ISLAMABAD • Photographs of Pakistan cricket fans dancing in the streets were plastered all over the national newspapers yesterday, after their eighth-ranked team produced a thrilling landslide win against arch-rivals India in the Champions Trophy final.
Pakistan had arrived in Britain for the eight-team, one-day international tournament as the lowest-ranked side.
After a heavy opening loss to India, they beat top-ranked South Africa and Sri Lanka to reach the last four, where they stunned hosts England before outclassing India in Sunday's final.

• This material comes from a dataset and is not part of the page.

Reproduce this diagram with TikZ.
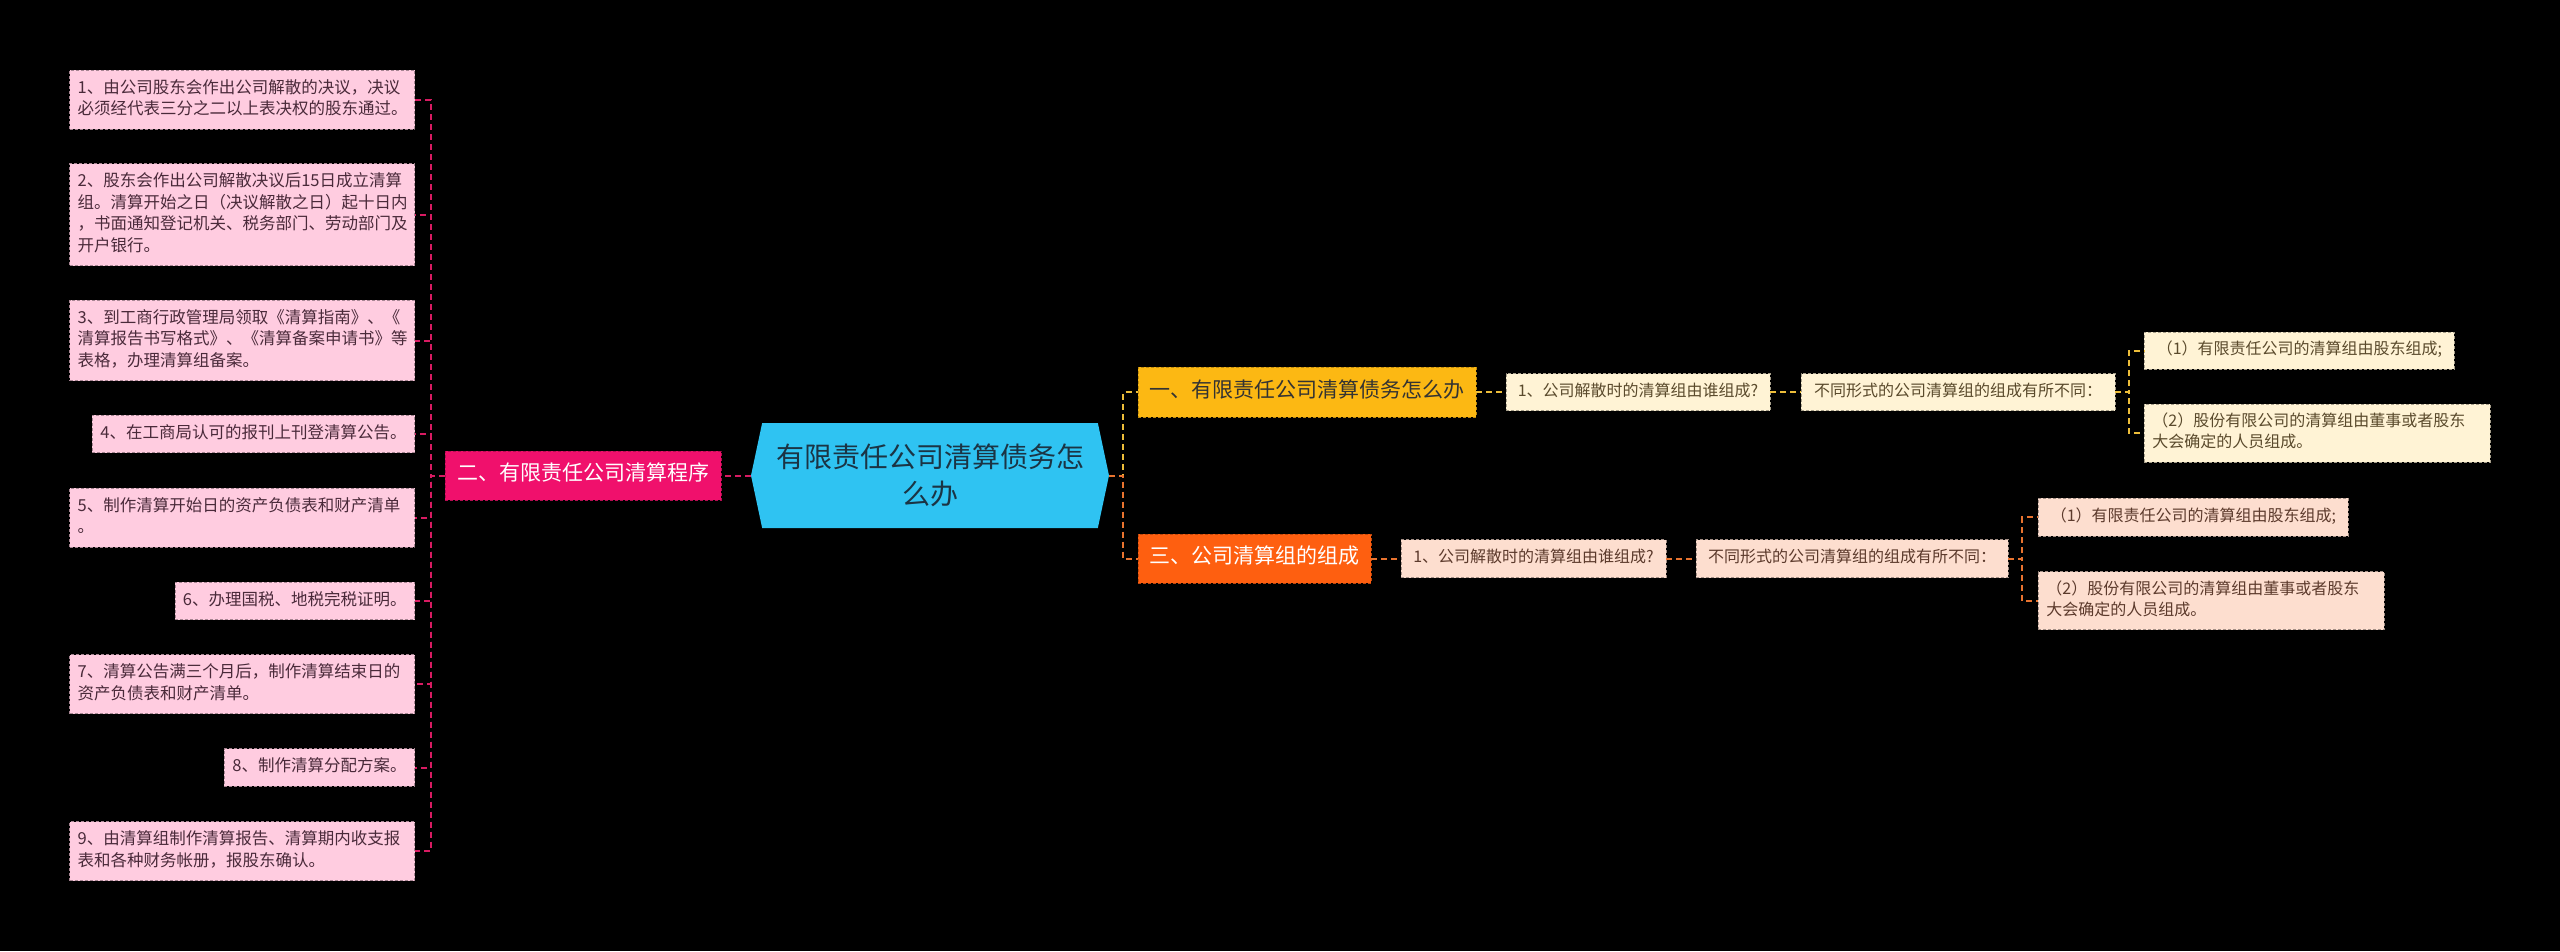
\documentclass[tikz,border=0pt]{standalone}
\usepackage{fontspec}
\setmainfont{Noto Sans CJK SC}
\usepackage{xcolor}
\usepackage{tikz}
\usetikzlibrary{shapes.symbols}

\definecolor{rootblue}{HTML}{2FC3F2}
\definecolor{rootink}{HTML}{1B3444}
\definecolor{pinkmain}{HTML}{F0106C}
\definecolor{pinkline}{HTML}{D81B62}
\definecolor{pinkleaf}{HTML}{FFCCE0}
\definecolor{pinkink}{HTML}{4A2A3A}
\definecolor{goldmain}{HTML}{FCB813}
\definecolor{goldline}{HTML}{EDBE3A}
\definecolor{goldleaf}{HTML}{FFF3D5}
\definecolor{goldink}{HTML}{5A4A2C}
\definecolor{orgmain}{HTML}{FE5F10}
\definecolor{orgline}{HTML}{E8732F}
\definecolor{orgleaf}{HTML}{FDDECF}
\definecolor{orgink}{HTML}{5C3A2C}

\tikzset{
  box/.style={rectangle, inner xsep=8pt, inner ysep=8pt, line width=0.8pt,
    dash pattern=on 3pt off 2pt, execute at begin node=\strut, execute at end node=\strut},
  pinkbox/.style={box, fill=pinkleaf, draw=pinkleaf!65!black, text=pinkink,
    font=\fontsize{16.5}{21.5}\selectfont, align=left},
  goldbox/.style={box, fill=goldleaf, draw=goldleaf!65!black, text=goldink,
    font=\fontsize{16}{21}\selectfont, align=left, minimum height=37pt},
  orgbox/.style={box, fill=orgleaf, draw=orgleaf!65!black, text=orgink,
    font=\fontsize{16}{21}\selectfont, align=left, minimum height=38pt},
  secbox/.style={box, font=\fontsize{21}{27}\selectfont, minimum height=49pt},
  pedge/.style={draw=pinkline, line width=2pt, dash pattern=on 6pt off 4pt},
  gedge/.style={draw=goldline, line width=2pt, dash pattern=on 6pt off 4pt},
  oedge/.style={draw=orgline, line width=2pt, dash pattern=on 6pt off 4pt}
}

\begin{document}
\begin{tikzpicture}[x=1pt, y=-1pt]

\fill[black] (0,0) rectangle (2560,951);
\useasboundingbox (0,0) rectangle (2560,951);

\node[signal, signal to=west and east, signal pointer angle=156, fill=rootblue,
  text=rootink, font=\fontsize{28}{37}\selectfont, align=center,
  minimum width=358pt, minimum height=105pt, inner sep=4pt] (root) at (930,475.5)
  {有限责任公司清算债务怎\\么办};

\node[secbox, fill=pinkmain, draw=pinkmain!75!black, text=white, minimum width=276pt]
  (sec2) at (583,475.5) {二、有限责任公司清算程序};
\node[secbox, fill=goldmain, draw=goldmain!75!black, text=black!80, minimum width=338pt, minimum height=50pt]
  (sec1) at (1307,392) {一、有限责任公司清算债务怎么办};
\node[secbox, fill=orgmain, draw=orgmain!75!black, text=white, minimum width=233pt]
  (sec3) at (1254.5,558.5) {三、公司清算组的组成};

\node[pinkbox, anchor=east, text width=329pt] (step1) at (415,99.5)
  {1、由公司股东会作出公司解散的决议，决议\\必须经代表三分之二以上表决权的股东通过。};
\node[pinkbox, anchor=east, text width=329pt] (step2) at (415,214.5)
  {2、股东会作出公司解散决议后15日成立清算\\组。清算开始之日（决议解散之日）起十日内\\，书面通知登记机关、税务部门、劳动部门及\\开户银行。};
\node[pinkbox, anchor=east, text width=329pt] (step3) at (415,340.5)
  {3、到工商行政管理局领取《清算指南》、《\\清算报告书写格式》、《清算备案申请书》等\\表格，办理清算组备案。};
\node[pinkbox, anchor=east] (step4) at (415,434) {4、在工商局认可的报刊上刊登清算公告。};
\node[pinkbox, anchor=east, text width=329pt] (step5) at (415,517.5)
  {5、制作清算开始日的资产负债表和财产清单\\。};
\node[pinkbox, anchor=east] (step6) at (415,601) {6、办理国税、地税完税证明。};
\node[pinkbox, anchor=east, text width=329pt] (step7) at (415,684)
  {7、清算公告满三个月后，制作清算结束日的\\资产负债表和财产清单。};
\node[pinkbox, anchor=east] (step8) at (415,767.5) {8、制作清算分配方案。};
\node[pinkbox, anchor=east, text width=329pt] (step9) at (415,851)
  {9、由清算组制作清算报告、清算期内收支报\\表和各种财务帐册，报股东确认。};

\node[goldbox, minimum width=264pt] (gask) at (1638,392) {1、公司解散时的清算组由谁组成?};
\node[goldbox, minimum width=314pt] (gdiff) at (1958,392) {不同形式的公司清算组的组成有所不同：};
\node[goldbox, anchor=west, minimum width=310pt] (gltd) at (2144,350.5) {（1）有限责任公司的清算组由股东组成;};
\node[goldbox, anchor=west, text width=330pt] (gshare) at (2144,433)
  {（2）股份有限公司的清算组由董事或者股东\\大会确定的人员组成。};

\node[orgbox, minimum width=265pt] (oask) at (1533.5,558.5) {1、公司解散时的清算组由谁组成?};
\node[orgbox, minimum width=312pt] (odiff) at (1852,558.5) {不同形式的公司清算组的组成有所不同：};
\node[orgbox, anchor=west, minimum width=310pt] (oltd) at (2038,517) {（1）有限责任公司的清算组由股东组成;};
\node[orgbox, anchor=west, text width=330pt] (oshare) at (2038,600.5)
  {（2）股份有限公司的清算组由董事或者股东\\大会确定的人员组成。};

\draw[pedge] (root.west) -- (sec2.east);
\draw[pedge] (sec2.west) -- ++(-14,0) |- (step1.east);
\draw[pedge] (sec2.west) -- ++(-14,0) |- (step2.east);
\draw[pedge] (sec2.west) -- ++(-14,0) |- (step3.east);
\draw[pedge] (sec2.west) -- ++(-14,0) |- (step4.east);
\draw[pedge] (sec2.west) -- ++(-14,0) |- (step5.east);
\draw[pedge] (sec2.west) -- ++(-14,0) |- (step6.east);
\draw[pedge] (sec2.west) -- ++(-14,0) |- (step7.east);
\draw[pedge] (sec2.west) -- ++(-14,0) |- (step8.east);
\draw[pedge] (sec2.west) -- ++(-14,0) |- (step9.east);

\draw[gedge] (root.east) -- ++(14,0) |- (sec1.west);
\draw[oedge] (root.east) -- ++(14,0) |- (sec3.west);

\draw[gedge] (sec1.east) -- (gask.west);
\draw[gedge] (gask.east) -- (gdiff.west);
\draw[gedge] (gdiff.east) -- ++(14,0) |- (gltd.west);
\draw[gedge] (gdiff.east) -- ++(14,0) |- (gshare.west);

\draw[oedge] (sec3.east) -- (oask.west);
\draw[oedge] (oask.east) -- (odiff.west);
\draw[oedge] (odiff.east) -- ++(14,0) |- (oltd.west);
\draw[oedge] (odiff.east) -- ++(14,0) |- (oshare.west);

\end{tikzpicture}
\end{document}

"Great team effort. After losing the first game, we were nowhere," all-rounder Mohammad Hafeez told the official broadcasters after the team's 180-run win over India.

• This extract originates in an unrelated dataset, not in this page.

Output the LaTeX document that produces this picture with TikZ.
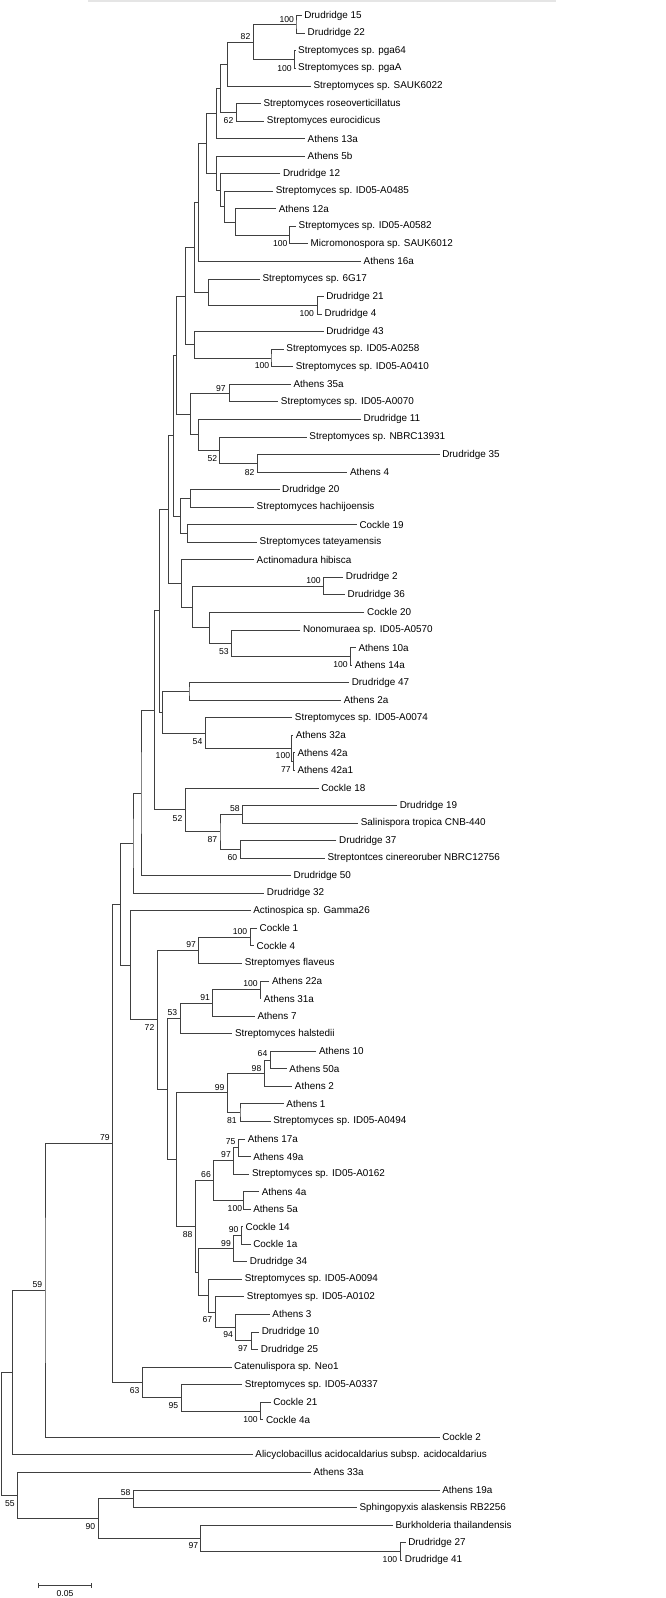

"We were in the knockout stage but no one gave us a chance. The way we showed character, this is for the nation. They have been waiting for this for a long, long time. This is the least we could do."
The most recent global success for Pakistan in one-day cricket before Sunday was the 1992 World Cup win under Imran Khan.
Since the departure of captains Misbah-ul-Haq and Younis Khan from the 50-over format in 2015, Pakistan had slumped to ninth in the ODI rankings and barely managed to qualify for the Champions Trophy, contested by the top eight sides in the rankings.
With their inability to host top international sides on home soil due to security concerns and a spot-fixing controversy blighting their domestic T20 league, Sunday's win provided the country with some much-needed cheer.
The victory was splashed across most major newspapers, with leading English daily Dawn proclaiming: "Pakistan breaks jinx, trounce India in dream final." The country's largest paper, the Urdu daily Jang, announced: "Pakistan Champions, trounced Indian team."
The News, in a editorial headlined "Champions", said: "If there is one thing you can say about the Pakistan cricket team, it is that it exists to confound everyone."
Pakistan has a tradition of producing exciting fast bowlers and Mohammad Amir, 25, and Junaid Khan, 27, can be expected to spearhead the pace attack at the next World Cup.
Add accurate medium-pacer Hasan Ali, the player of the Champions Trophy, and 18-year-old leg-spinner Shadab Ali to the mix, and Pakistan have a bowling unit with enough menace to trouble any side in the world.
"We want to be a little more consistent as a team," said coach Mickey Arthur. "We now have two years to identify a squad we want to take forward and give them enough game time. That's the aim at the moment."